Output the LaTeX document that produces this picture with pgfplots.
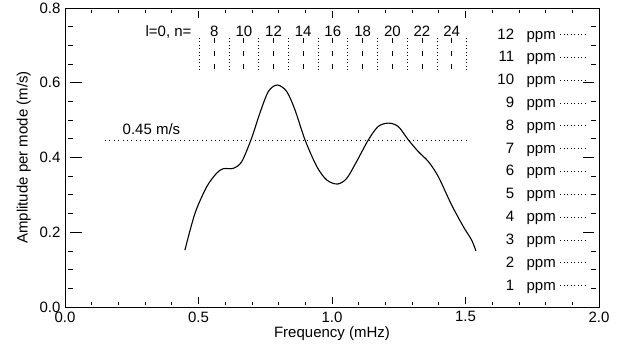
\documentclass[border=0pt]{standalone}
\usepackage{pgfplots}
\pgfplotsset{compat=1.18}
\usepackage{fontspec}
\setmainfont{Liberation Sans}
\pgfplotsset{
  frame/.style={scale only axis, width=534pt, height=299pt,
    at={(65pt,44pt)}, anchor=south west,
    xmin=0, xmax=2, ymin=0, ymax=0.8,
    every tick/.append style={black, line width=0.8pt},
    axis line style={line width=0.9pt}},
}
\begin{document}
\begin{tikzpicture}[font=\fontsize{15}{18}\selectfont]
% bottom x ticks and labels
\begin{axis}[frame,
  xtick={0,0.5,1,1.5,2}, xticklabels={0.0,0.5,1.0,1.5,2.0},
  ytick=\empty, xtick pos=left, minor x tick num=4,
  major tick length=6.5pt, minor tick length=3.3pt,
  every major tick/.append style={yshift=3.25pt},
  every minor tick/.append style={yshift=1.65pt},
  xticklabel style={yshift=-1pt},
  xlabel={Frequency (mHz)}, xlabel style={yshift=2pt},
]
\end{axis}
% top x ticks
\begin{axis}[frame,
  xtick={0,0.5,1,1.5,2}, xticklabels={},
  ytick=\empty, xtick pos=right, minor x tick num=4,
  major tick length=6.5pt, minor tick length=3.3pt,
  every major tick/.append style={yshift=-3.25pt},
  every minor tick/.append style={yshift=-1.65pt},
]
\end{axis}
% right y ticks
\begin{axis}[frame,
  xtick=\empty, ytick={0,0.2,0.4,0.6,0.8}, yticklabels={},
  ytick pos=right, minor y tick num=3,
  major tick length=11pt, minor tick length=5.5pt,
  every major tick/.append style={xshift=-5.5pt},
  every minor tick/.append style={xshift=-2.75pt},
]
\end{axis}
% left y ticks, labels and all data
\begin{axis}[frame,
  xtick=\empty, ytick={0,0.2,0.4,0.6,0.8},
  yticklabels={0.0,0.2,0.4,0.6,0.8},
  ytick pos=left, minor y tick num=3,
  major tick length=11pt, minor tick length=5.5pt,
  every major tick/.append style={xshift=5.5pt},
  every minor tick/.append style={xshift=2.75pt},
  yticklabel style={xshift=-1pt},
  ylabel={Amplitude per mode (m/s)},
  ylabel style={yshift=2pt},
  unbounded coords=jump,
  clip=false,
]
% smoothed amplitude curve
\addplot[black, line width=1.1pt, smooth, tension=0.5] coordinates {
(0.449,0.152) (0.487,0.251) (0.531,0.322) (0.568,0.358) (0.593,0.370)
(0.630,0.371) (0.662,0.389) (0.699,0.452) (0.730,0.519) (0.762,0.577)
(0.795,0.594) (0.830,0.577) (0.861,0.528) (0.899,0.447) (0.943,0.376)
(0.980,0.340) (1.020,0.329) (1.055,0.344) (1.092,0.389) (1.136,0.447)
(1.173,0.483) (1.211,0.492) (1.248,0.483) (1.286,0.447) (1.323,0.416)
(1.361,0.389) (1.398,0.349) (1.448,0.273) (1.492,0.215) (1.523,0.179)
(1.539,0.150)};
% 0.45 m/s threshold
\addplot[black, line width=0.8pt, dash pattern=on 0.9pt off 3.5pt] coordinates {(0.150,0.447) (1.504,0.447)};
\node[anchor=base west] at (axis cs:0.203,0.461) {0.45 m/s};
% l=0 modes, even n (dashed)
\addplot[black, line width=0.8pt, dash pattern=on 5pt off 8pt] coordinates {
(0.559,0.720) (0.559,0.635) (nan,nan)
(0.670,0.720) (0.670,0.635) (nan,nan)
(0.781,0.720) (0.781,0.635) (nan,nan)
(0.892,0.720) (0.892,0.635) (nan,nan)
(1.003,0.720) (1.003,0.635) (nan,nan)
(1.115,0.720) (1.115,0.635) (nan,nan)
(1.226,0.720) (1.226,0.635) (nan,nan)
(1.337,0.720) (1.337,0.635) (nan,nan)
(1.448,0.720) (1.448,0.635)};
% odd n (dotted)
\addplot[black, line width=0.8pt, dash pattern=on 0.9pt off 2.6pt] coordinates {
(0.503,0.720) (0.503,0.635) (nan,nan)
(0.614,0.720) (0.614,0.635) (nan,nan)
(0.725,0.720) (0.725,0.635) (nan,nan)
(0.837,0.720) (0.837,0.635) (nan,nan)
(0.948,0.720) (0.948,0.635) (nan,nan)
(1.059,0.720) (1.059,0.635) (nan,nan)
(1.170,0.720) (1.170,0.635) (nan,nan)
(1.281,0.720) (1.281,0.635) (nan,nan)
(1.393,0.720) (1.393,0.635) (nan,nan)
(1.504,0.720) (1.504,0.635)};
\node[anchor=base east] at (axis cs:0.487,0.725) {l=0, n=};
\node[anchor=base] at (axis cs:0.559,0.725) {8};
\node[anchor=base] at (axis cs:0.670,0.725) {10};
\node[anchor=base] at (axis cs:0.781,0.725) {12};
\node[anchor=base] at (axis cs:0.892,0.725) {14};
\node[anchor=base] at (axis cs:1.003,0.725) {16};
\node[anchor=base] at (axis cs:1.115,0.725) {18};
\node[anchor=base] at (axis cs:1.226,0.725) {20};
\node[anchor=base] at (axis cs:1.337,0.725) {22};
\node[anchor=base] at (axis cs:1.448,0.725) {24};
% ppm scale
\addplot[black, line width=0.8pt, dash pattern=on 0.9pt off 2.6pt] coordinates {
(1.854,0.057) (1.954,0.057) (nan,nan)
(1.854,0.118) (1.954,0.118) (nan,nan)
(1.854,0.179) (1.954,0.179) (nan,nan)
(1.854,0.240) (1.954,0.240) (nan,nan)
(1.854,0.301) (1.954,0.301) (nan,nan)
(1.854,0.363) (1.954,0.363) (nan,nan)
(1.854,0.424) (1.954,0.424) (nan,nan)
(1.854,0.485) (1.954,0.485) (nan,nan)
(1.854,0.546) (1.954,0.546) (nan,nan)
(1.854,0.607) (1.954,0.607) (nan,nan)
(1.854,0.668) (1.954,0.668) (nan,nan)
(1.854,0.729) (1.954,0.729)};
\node[anchor=base east, inner sep=0pt] at (axis cs:1.839,0.045) {1\hspace{12.5pt}ppm};
\node[anchor=base east, inner sep=0pt] at (axis cs:1.839,0.106) {2\hspace{12.5pt}ppm};
\node[anchor=base east, inner sep=0pt] at (axis cs:1.839,0.167) {3\hspace{12.5pt}ppm};
\node[anchor=base east, inner sep=0pt] at (axis cs:1.839,0.228) {4\hspace{12.5pt}ppm};
\node[anchor=base east, inner sep=0pt] at (axis cs:1.839,0.289) {5\hspace{12.5pt}ppm};
\node[anchor=base east, inner sep=0pt] at (axis cs:1.839,0.351) {6\hspace{12.5pt}ppm};
\node[anchor=base east, inner sep=0pt] at (axis cs:1.839,0.412) {7\hspace{12.5pt}ppm};
\node[anchor=base east, inner sep=0pt] at (axis cs:1.839,0.473) {8\hspace{12.5pt}ppm};
\node[anchor=base east, inner sep=0pt] at (axis cs:1.839,0.534) {9\hspace{12.5pt}ppm};
\node[anchor=base east, inner sep=0pt] at (axis cs:1.839,0.595) {10\hspace{12.5pt}ppm};
\node[anchor=base east, inner sep=0pt] at (axis cs:1.839,0.656) {11\hspace{12.5pt}ppm};
\node[anchor=base east, inner sep=0pt] at (axis cs:1.839,0.717) {12\hspace{12.5pt}ppm};
\end{axis}
\pgfresetboundingbox
\useasboundingbox (0,0) rectangle (632pt,351pt);
\end{tikzpicture}
\end{document}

What this task involves: Write the lines above out again exactly, without any of their pictures.

Written solution:
Output the LaTeX document that produces this picture with pgfplots.
\documentclass[border=0pt]{standalone}
\usepackage{pgfplots}
\pgfplotsset{compat=1.18}
\usepackage{fontspec}
\setmainfont{Liberation Sans}
\pgfplotsset{
  frame/.style={scale only axis, width=534pt, height=299pt,
    at={(65pt,44pt)}, anchor=south west,
    xmin=0, xmax=2, ymin=0, ymax=0.8,
    every tick/.append style={black, line width=0.8pt},
    axis line style={line width=0.9pt}},
}
\begin{document}
\begin{tikzpicture}[font=\fontsize{15}{18}\selectfont]
% bottom x ticks and labels
\begin{axis}[frame,
  xtick={0,0.5,1,1.5,2}, xticklabels={0.0,0.5,1.0,1.5,2.0},
  ytick=\empty, xtick pos=left, minor x tick num=4,
  major tick length=6.5pt, minor tick length=3.3pt,
  every major tick/.append style={yshift=3.25pt},
  every minor tick/.append style={yshift=1.65pt},
  xticklabel style={yshift=-1pt},
  xlabel={Frequency (mHz)}, xlabel style={yshift=2pt},
]
\end{axis}
% top x ticks
\begin{axis}[frame,
  xtick={0,0.5,1,1.5,2}, xticklabels={},
  ytick=\empty, xtick pos=right, minor x tick num=4,
  major tick length=6.5pt, minor tick length=3.3pt,
  every major tick/.append style={yshift=-3.25pt},
  every minor tick/.append style={yshift=-1.65pt},
]
\end{axis}
% right y ticks
\begin{axis}[frame,
  xtick=\empty, ytick={0,0.2,0.4,0.6,0.8}, yticklabels={},
  ytick pos=right, minor y tick num=3,
  major tick length=11pt, minor tick length=5.5pt,
  every major tick/.append style={xshift=-5.5pt},
  every minor tick/.append style={xshift=-2.75pt},
]
\end{axis}
% left y ticks, labels and all data
\begin{axis}[frame,
  xtick=\empty, ytick={0,0.2,0.4,0.6,0.8},
  yticklabels={0.0,0.2,0.4,0.6,0.8},
  ytick pos=left, minor y tick num=3,
  major tick length=11pt, minor tick length=5.5pt,
  every major tick/.append style={xshift=5.5pt},
  every minor tick/.append style={xshift=2.75pt},
  yticklabel style={xshift=-1pt},
  ylabel={Amplitude per mode (m/s)},
  ylabel style={yshift=2pt},
  unbounded coords=jump,
  clip=false,
]
% smoothed amplitude curve
\addplot[black, line width=1.1pt, smooth, tension=0.5] coordinates {
(0.449,0.152) (0.487,0.251) (0.531,0.322) (0.568,0.358) (0.593,0.370)
(0.630,0.371) (0.662,0.389) (0.699,0.452) (0.730,0.519) (0.762,0.577)
(0.795,0.594) (0.830,0.577) (0.861,0.528) (0.899,0.447) (0.943,0.376)
(0.980,0.340) (1.020,0.329) (1.055,0.344) (1.092,0.389) (1.136,0.447)
(1.173,0.483) (1.211,0.492) (1.248,0.483) (1.286,0.447) (1.323,0.416)
(1.361,0.389) (1.398,0.349) (1.448,0.273) (1.492,0.215) (1.523,0.179)
(1.539,0.150)};
% 0.45 m/s threshold
\addplot[black, line width=0.8pt, dash pattern=on 0.9pt off 3.5pt] coordinates {(0.150,0.447) (1.504,0.447)};
\node[anchor=base west] at (axis cs:0.203,0.461) {0.45 m/s};
% l=0 modes, even n (dashed)
\addplot[black, line width=0.8pt, dash pattern=on 5pt off 8pt] coordinates {
(0.559,0.720) (0.559,0.635) (nan,nan)
(0.670,0.720) (0.670,0.635) (nan,nan)
(0.781,0.720) (0.781,0.635) (nan,nan)
(0.892,0.720) (0.892,0.635) (nan,nan)
(1.003,0.720) (1.003,0.635) (nan,nan)
(1.115,0.720) (1.115,0.635) (nan,nan)
(1.226,0.720) (1.226,0.635) (nan,nan)
(1.337,0.720) (1.337,0.635) (nan,nan)
(1.448,0.720) (1.448,0.635)};
% odd n (dotted)
\addplot[black, line width=0.8pt, dash pattern=on 0.9pt off 2.6pt] coordinates {
(0.503,0.720) (0.503,0.635) (nan,nan)
(0.614,0.720) (0.614,0.635) (nan,nan)
(0.725,0.720) (0.725,0.635) (nan,nan)
(0.837,0.720) (0.837,0.635) (nan,nan)
(0.948,0.720) (0.948,0.635) (nan,nan)
(1.059,0.720) (1.059,0.635) (nan,nan)
(1.170,0.720) (1.170,0.635) (nan,nan)
(1.281,0.720) (1.281,0.635) (nan,nan)
(1.393,0.720) (1.393,0.635) (nan,nan)
(1.504,0.720) (1.504,0.635)};
\node[anchor=base east] at (axis cs:0.487,0.725) {l=0, n=};
\node[anchor=base] at (axis cs:0.559,0.725) {8};
\node[anchor=base] at (axis cs:0.670,0.725) {10};
\node[anchor=base] at (axis cs:0.781,0.725) {12};
\node[anchor=base] at (axis cs:0.892,0.725) {14};
\node[anchor=base] at (axis cs:1.003,0.725) {16};
\node[anchor=base] at (axis cs:1.115,0.725) {18};
\node[anchor=base] at (axis cs:1.226,0.725) {20};
\node[anchor=base] at (axis cs:1.337,0.725) {22};
\node[anchor=base] at (axis cs:1.448,0.725) {24};
% ppm scale
\addplot[black, line width=0.8pt, dash pattern=on 0.9pt off 2.6pt] coordinates {
(1.854,0.057) (1.954,0.057) (nan,nan)
(1.854,0.118) (1.954,0.118) (nan,nan)
(1.854,0.179) (1.954,0.179) (nan,nan)
(1.854,0.240) (1.954,0.240) (nan,nan)
(1.854,0.301) (1.954,0.301) (nan,nan)
(1.854,0.363) (1.954,0.363) (nan,nan)
(1.854,0.424) (1.954,0.424) (nan,nan)
(1.854,0.485) (1.954,0.485) (nan,nan)
(1.854,0.546) (1.954,0.546) (nan,nan)
(1.854,0.607) (1.954,0.607) (nan,nan)
(1.854,0.668) (1.954,0.668) (nan,nan)
(1.854,0.729) (1.954,0.729)};
\node[anchor=base east, inner sep=0pt] at (axis cs:1.839,0.045) {1\hspace{12.5pt}ppm};
\node[anchor=base east, inner sep=0pt] at (axis cs:1.839,0.106) {2\hspace{12.5pt}ppm};
\node[anchor=base east, inner sep=0pt] at (axis cs:1.839,0.167) {3\hspace{12.5pt}ppm};
\node[anchor=base east, inner sep=0pt] at (axis cs:1.839,0.228) {4\hspace{12.5pt}ppm};
\node[anchor=base east, inner sep=0pt] at (axis cs:1.839,0.289) {5\hspace{12.5pt}ppm};
\node[anchor=base east, inner sep=0pt] at (axis cs:1.839,0.351) {6\hspace{12.5pt}ppm};
\node[anchor=base east, inner sep=0pt] at (axis cs:1.839,0.412) {7\hspace{12.5pt}ppm};
\node[anchor=base east, inner sep=0pt] at (axis cs:1.839,0.473) {8\hspace{12.5pt}ppm};
\node[anchor=base east, inner sep=0pt] at (axis cs:1.839,0.534) {9\hspace{12.5pt}ppm};
\node[anchor=base east, inner sep=0pt] at (axis cs:1.839,0.595) {10\hspace{12.5pt}ppm};
\node[anchor=base east, inner sep=0pt] at (axis cs:1.839,0.656) {11\hspace{12.5pt}ppm};
\node[anchor=base east, inner sep=0pt] at (axis cs:1.839,0.717) {12\hspace{12.5pt}ppm};
\end{axis}
\pgfresetboundingbox
\useasboundingbox (0,0) rectangle (632pt,351pt);
\end{tikzpicture}
\end{document}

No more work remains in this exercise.